_Data provided_:

━━━━

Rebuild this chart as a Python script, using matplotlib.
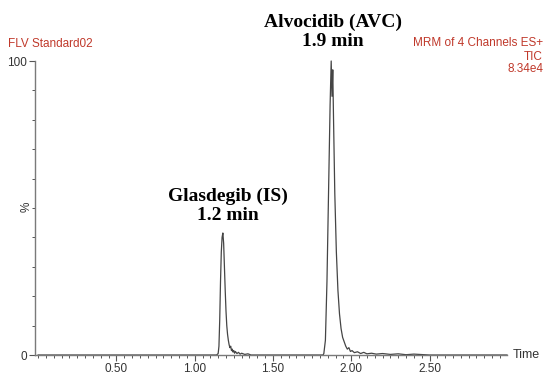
import matplotlib
matplotlib.use("Agg")
import matplotlib.pyplot as plt
from matplotlib.ticker import MultipleLocator, FixedLocator

# chromatogram (time in min, relative intensity %)
time = [0.00, 1.14, 1.150, 1.155, 1.160, 1.165, 1.170, 1.175, 1.180, 1.185,
        1.190, 1.195, 1.200, 1.205, 1.210, 1.215, 1.220, 1.225, 1.230, 1.235,
        1.240, 1.245, 1.250, 1.255, 1.260, 1.270, 1.280, 1.290, 1.300, 1.320,
        1.340, 1.360, 1.820, 1.825, 1.835, 1.845, 1.855, 1.865, 1.872, 1.877,
        1.882, 1.887, 1.895, 1.905, 1.915, 1.925, 1.935, 1.945, 1.955, 1.965,
        1.975, 1.985, 1.995, 2.005, 2.020, 2.040, 2.060, 2.080, 2.100, 2.130,
        2.160, 2.200, 2.250, 2.300, 2.350, 2.400, 2.500, 2.995]
intensity = [0, 0, 0.5, 3, 12, 25, 35, 40, 41.5, 38,
             30, 22, 15, 10, 7, 5, 3.5, 2.5, 3, 1.5,
             2, 1, 1.5, 0.6, 1.2, 0.5, 0.9, 0.3, 0.6, 0.2,
             0.4, 0, 0, 0.5, 5, 25, 55, 85, 100, 88,
             97, 80, 55, 35, 22, 14, 9, 6, 4.5, 3,
             2, 2.5, 1.2, 1.5, 0.8, 1.1, 0.5, 0.9, 0.4, 0.6,
             0.3, 0.5, 0.2, 0.4, 0.1, 0.3, 0, 0]

x_ticks = [0.5, 1.0, 1.5, 2.0, 2.5]
x_labels = ["0.50", "1.00", "1.50", "2.00", "2.50"]

peak_labels = ["Glasdegib (IS)\n1.2 min", "Alvocidib (AVC)\n1.9 min"]

W, H = 550, 376
fig = plt.figure(figsize=(W / 100, H / 100), dpi=100)
ax = fig.add_axes([35 / W, 1 - 355 / H, (507 - 35) / W, (355 - 61) / H])

ax.plot(time, intensity, color="#454545", lw=0.9, clip_on=False)

ax.set_xlim(-0.02, 2.995)
ax.set_ylim(0, 100)

for s in ["top", "right"]:
    ax.spines[s].set_visible(False)
for s in ["left", "bottom"]:
    ax.spines[s].set_color("#7a7a7a")
    ax.spines[s].set_linewidth(1.0)

ax.xaxis.set_major_locator(FixedLocator(x_ticks))
ax.set_xticklabels(x_labels)
ax.xaxis.set_minor_locator(MultipleLocator(0.05))
ax.yaxis.set_major_locator(FixedLocator([0, 100]))
ax.set_yticklabels(["0", "100"])
ax.yaxis.set_minor_locator(MultipleLocator(10))

ax.tick_params(axis="both", which="major", length=4, width=0.8, color="#555555",
               labelsize=8.5, labelcolor="#333333", pad=2)
ax.tick_params(axis="both", which="minor", length=2.5, width=0.7, color="#555555")
for lbl in ax.get_xticklabels() + ax.get_yticklabels():
    lbl.set_family("Liberation Sans")

red = "#c0392b"
fs = 8.5
fig.text(8 / W, 1 - 44 / H, "FLV Standard02", color=red, fontsize=fs,
         family="Liberation Sans", ha="left", va="center")
fig.text(543 / W, 1 - 43 / H, "MRM of 4 Channels ES+", color=red, fontsize=fs,
         family="Liberation Sans", ha="right", va="center")
fig.text(543 / W, 1 - 57 / H, "TIC", color=red, fontsize=fs,
         family="Liberation Sans", ha="right", va="center")
fig.text(543 / W, 1 - 69 / H, "8.34e4", color=red, fontsize=fs,
         family="Liberation Sans", ha="right", va="center")
fig.text(27 / W, 1 - 207 / H, "%", color="#333333", fontsize=fs,
         family="Liberation Sans", rotation=90, ha="center", va="center")
fig.text(513 / W, 1 - 355 / H, "Time", color="#333333", fontsize=9,
         family="Liberation Sans", ha="left", va="center")

fig.text(228 / W, 1 - 206 / H, peak_labels[0], fontsize=14, fontweight="bold",
         family="Liberation Serif", ha="center", va="center", linespacing=1.2)
fig.text(333 / W, 1 - 32 / H, peak_labels[1], fontsize=14, fontweight="bold",
         family="Liberation Serif", ha="center", va="center", linespacing=1.2)

fig.savefig("out.png", dpi=100)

━━━━

_Goal of the exercise_: Reproduce the whole listing above word for word, but not its pictures.

_Final result_:
Rebuild this chart as a Python script, using matplotlib.
import matplotlib
matplotlib.use("Agg")
import matplotlib.pyplot as plt
from matplotlib.ticker import MultipleLocator, FixedLocator

# chromatogram (time in min, relative intensity %)
time = [0.00, 1.14, 1.150, 1.155, 1.160, 1.165, 1.170, 1.175, 1.180, 1.185,
        1.190, 1.195, 1.200, 1.205, 1.210, 1.215, 1.220, 1.225, 1.230, 1.235,
        1.240, 1.245, 1.250, 1.255, 1.260, 1.270, 1.280, 1.290, 1.300, 1.320,
        1.340, 1.360, 1.820, 1.825, 1.835, 1.845, 1.855, 1.865, 1.872, 1.877,
        1.882, 1.887, 1.895, 1.905, 1.915, 1.925, 1.935, 1.945, 1.955, 1.965,
        1.975, 1.985, 1.995, 2.005, 2.020, 2.040, 2.060, 2.080, 2.100, 2.130,
        2.160, 2.200, 2.250, 2.300, 2.350, 2.400, 2.500, 2.995]
intensity = [0, 0, 0.5, 3, 12, 25, 35, 40, 41.5, 38,
             30, 22, 15, 10, 7, 5, 3.5, 2.5, 3, 1.5,
             2, 1, 1.5, 0.6, 1.2, 0.5, 0.9, 0.3, 0.6, 0.2,
             0.4, 0, 0, 0.5, 5, 25, 55, 85, 100, 88,
             97, 80, 55, 35, 22, 14, 9, 6, 4.5, 3,
             2, 2.5, 1.2, 1.5, 0.8, 1.1, 0.5, 0.9, 0.4, 0.6,
             0.3, 0.5, 0.2, 0.4, 0.1, 0.3, 0, 0]

x_ticks = [0.5, 1.0, 1.5, 2.0, 2.5]
x_labels = ["0.50", "1.00", "1.50", "2.00", "2.50"]

peak_labels = ["Glasdegib (IS)\n1.2 min", "Alvocidib (AVC)\n1.9 min"]

W, H = 550, 376
fig = plt.figure(figsize=(W / 100, H / 100), dpi=100)
ax = fig.add_axes([35 / W, 1 - 355 / H, (507 - 35) / W, (355 - 61) / H])

ax.plot(time, intensity, color="#454545", lw=0.9, clip_on=False)

ax.set_xlim(-0.02, 2.995)
ax.set_ylim(0, 100)

for s in ["top", "right"]:
    ax.spines[s].set_visible(False)
for s in ["left", "bottom"]:
    ax.spines[s].set_color("#7a7a7a")
    ax.spines[s].set_linewidth(1.0)

ax.xaxis.set_major_locator(FixedLocator(x_ticks))
ax.set_xticklabels(x_labels)
ax.xaxis.set_minor_locator(MultipleLocator(0.05))
ax.yaxis.set_major_locator(FixedLocator([0, 100]))
ax.set_yticklabels(["0", "100"])
ax.yaxis.set_minor_locator(MultipleLocator(10))

ax.tick_params(axis="both", which="major", length=4, width=0.8, color="#555555",
               labelsize=8.5, labelcolor="#333333", pad=2)
ax.tick_params(axis="both", which="minor", length=2.5, width=0.7, color="#555555")
for lbl in ax.get_xticklabels() + ax.get_yticklabels():
    lbl.set_family("Liberation Sans")

red = "#c0392b"
fs = 8.5
fig.text(8 / W, 1 - 44 / H, "FLV Standard02", color=red, fontsize=fs,
         family="Liberation Sans", ha="left", va="center")
fig.text(543 / W, 1 - 43 / H, "MRM of 4 Channels ES+", color=red, fontsize=fs,
         family="Liberation Sans", ha="right", va="center")
fig.text(543 / W, 1 - 57 / H, "TIC", color=red, fontsize=fs,
         family="Liberation Sans", ha="right", va="center")
fig.text(543 / W, 1 - 69 / H, "8.34e4", color=red, fontsize=fs,
         family="Liberation Sans", ha="right", va="center")
fig.text(27 / W, 1 - 207 / H, "%", color="#333333", fontsize=fs,
         family="Liberation Sans", rotation=90, ha="center", va="center")
fig.text(513 / W, 1 - 355 / H, "Time", color="#333333", fontsize=9,
         family="Liberation Sans", ha="left", va="center")

fig.text(228 / W, 1 - 206 / H, peak_labels[0], fontsize=14, fontweight="bold",
         family="Liberation Serif", ha="center", va="center", linespacing=1.2)
fig.text(333 / W, 1 - 32 / H, peak_labels[1], fontsize=14, fontweight="bold",
         family="Liberation Serif", ha="center", va="center", linespacing=1.2)

fig.savefig("out.png", dpi=100)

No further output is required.